These are questions that may be answered in the next iteration of iPads from Apple. Remember that “low-end disruptions” are at first not very capable, but they eventually move up-market through innovations that enable them to compete with high-end products but retain their simplicity. I strongly doubt that huge tablets or 2-in-1s qualify as this kind of innovation. Apple (and most likely only Apple) may have the answer in one of its labs.

iPads vs. Chromebooks Illustrates how Apple and Google are Different

There is a lot of talk on the web about how successful the Chromebooks are starting to be (or if they are successful at all). I have discussed this at length in this blog (although mainly in Japanese), and my conclusion as of now is that success is limited to education. As Ben Bajarin informed me via Twitter, most Chromebooks are being used as digital textbooks, so to speak.

Searching the web, the main allure of Chromebooks in an educational environment seem to be;

  1. Price of device.
  2. Ease of administration.
  3. Availability of a keyboard (compared to iPads).

In other metrics like the number of educational applications, Chromebooks fall behind Windows.

Given the above situation, the innovation in Chromebooks can be summarized as follows;

  1. Chromebooks are an “efficiency” innovation. They aim to reduce the price of personal computers (including cost of administration) in education.
  2. Chromebooks are targeting the “low-end”, trading off features for price. The assumption is that the capability of current day computers are overshooting educational requirements and that Chromebooks are “good-enough”. Whether Chromebooks can succeed as a “low-end disruption” is dependent on whether this assumption is true.

This approach is very similar to how Google approached office software suites with Google Docs and even Android.

In both cases, Google has simply done the following;

  1. Imitate the incumbent.
  2. Reduce the price.

Chromebooks are simply normal laptops with a browser focus. Removal of baggage has improved the experience for some tasks, but for the most part, Chromebooks are just another laptop. They are hardly the re-think of computing that iPads were.

Google Docs is essentially an underpowered Office suite. The user interface closely mimics MS-Office but a lot of the features aren’t there. There are also some collaborative features which are an improvement on what MS-Office already provided, but the main appeal is indisputably the price.

Contrast this to what iPads have enabled in education. There are many examples, but I will refer to an article that I came by this morning which discusses the many hurdles for adopting technology in the classroom (which clearly shows that computers in education are hardly “good enough”), but also illustrates the benefits.
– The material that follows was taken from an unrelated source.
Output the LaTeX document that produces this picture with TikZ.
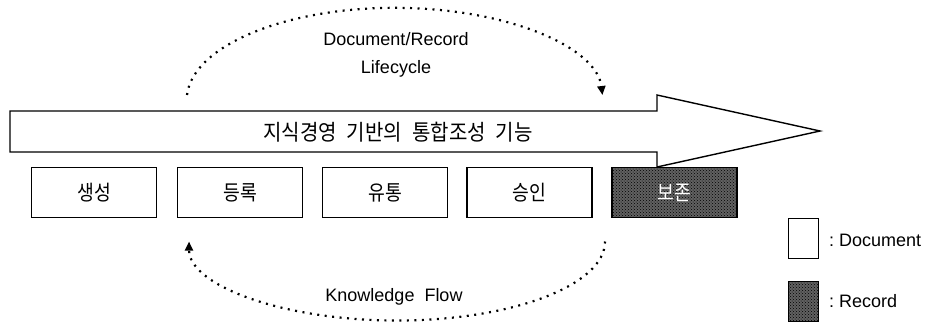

iPads in the classroom: Not a bust, but not yet a boon

In the meantime, Cisneros notices how iPads help students new to the English language open up. She listened to a recording they did as they told stories about illustrations that were uploaded to their tablets.

“These students never speak in class,” Cisneros says. “But I hear them in the recording, telling these stories and providing all these elaborate details.”

Cisneros also uses the iPad to transport them to different places. Recently, she arranged for her students to meet first-graders in a special education class at Esplanade Elementary in Orange, Calif., via the iPad. One student used Braille to read a story to Cisneros’ class.

“My students were mesmerized, watching her hands move over the pages,” Cisneros said. “I got chills.”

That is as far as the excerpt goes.